Les professionnels du secteur immobilier craignent un impact inattendu de la retenue à la source.
Une formalité, le prélèvement à la source? Officiellement, passé la surprise d’avoir moins d’argent sur son compte, peut-être de devoir renoncer à quelques dépenses pour n’être pas à découvert, tout devrait bien se passer et les budgets domestiques s’équilibrer sans problème. En réalité, la mesure pourrait avoir plusieurs conséquences lourdes sur le marché du logement, au risque de le déséquilibrer. D’abord, comment les retards de paiement de loyer ne se multiplieraient-ils pas, alors qu’au cours des dix dernières années, sous le seul effet des difficultés économiques, ils ont été multipliés par trois? D’autant que la fiscalité personnelle ne s’est pas allégée, que le pouvoir d’achat reste contraint et que les hausses de salaire ne sont pas d’actualité. Les assureurs qui couvrent auprès des propriétaires les impayés des locataires sont inquiets: ils estiment que la majoration du risque est considérable et qu’il va leur falloir exercer une vigilance extrême sur la qualité des dossiers qu’ils acceptent.

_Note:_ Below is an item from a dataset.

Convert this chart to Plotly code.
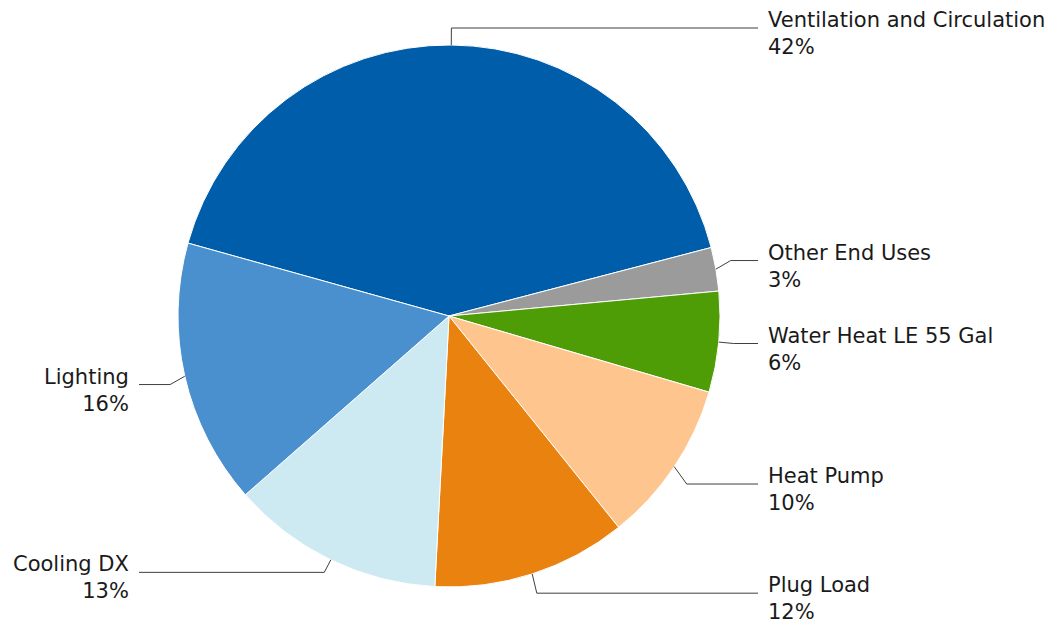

Un autre marché va souffrir, celui de l’accession à la propriété. En premier lieu, le sentiment d’appauvrissement qui affectera les candidats à l’acquisition va inévitablement entraîner un réflexe de repli. On sait que quand un ménage voit ses revenus croître, ne serait-ce que de 5 ou 10%, et son reste à vivre s’amplifier, il a envie d’investir. Là encore, comment imaginer que la cause inverse ne produira pas l’effet inverse? Les Français vont s’estimer désolvabilisés par rapport aux prix de l’immobilier. A la clé, l’abattement et le renoncement, en particulier dans les classes moyennes exclues des dispositifs d’aide comme le prêt à taux zéro, qui ne décident d’acheter qu’en considération de leurs moyens propres. Le marché des ventes de logements va perdre de sa vigueur, ce qui aura pour effet de tempérer les prix.
Quel sera le comportement des familles qui garderont l’envie de devenir propriétaires? Les banquiers, après avoir été étonnamment silencieux au cours de la période d’installation du prélèvement à la source, ont enfin révélé comment ils allaient prendre en compte les revenus amputés de l’impôt au moment de consentir un prêt, sachant qu’ils ne tiennent pas aujourd’hui l’impôt pour une charge à part entière. En toute hypothèse, ils continueront à regarder les revenus avant impôt, pondérés du reste à vivre. Pas de problème par conséquent par rapport aux critères d’évaluation de la capacité d’emprunt des ménages. On demande quand même à voir. A supposer que les prêteurs ne modifient pas leur regard sur la solvabilité, c’est l’estimation que les acquéreurs feront de leur capacité de remboursement qui va conditionner leur stratégie d’achat. Ils vont constater la réduction mécanique de leur revenu disponible et vont soit se contenter de logements moins chers, soit négocier plus fermement.
Cette seconde conséquence va également peser sur les prix là où ils sont les plus élevés, dès le début de 2019 et sans doute durablement. On cherche depuis dix ans un moyen de contenir les hausses de prix de l’immobilier. On va le trouver là où on ne l’attendait pas: dans la baisse optique soudaine des revenus des ménages.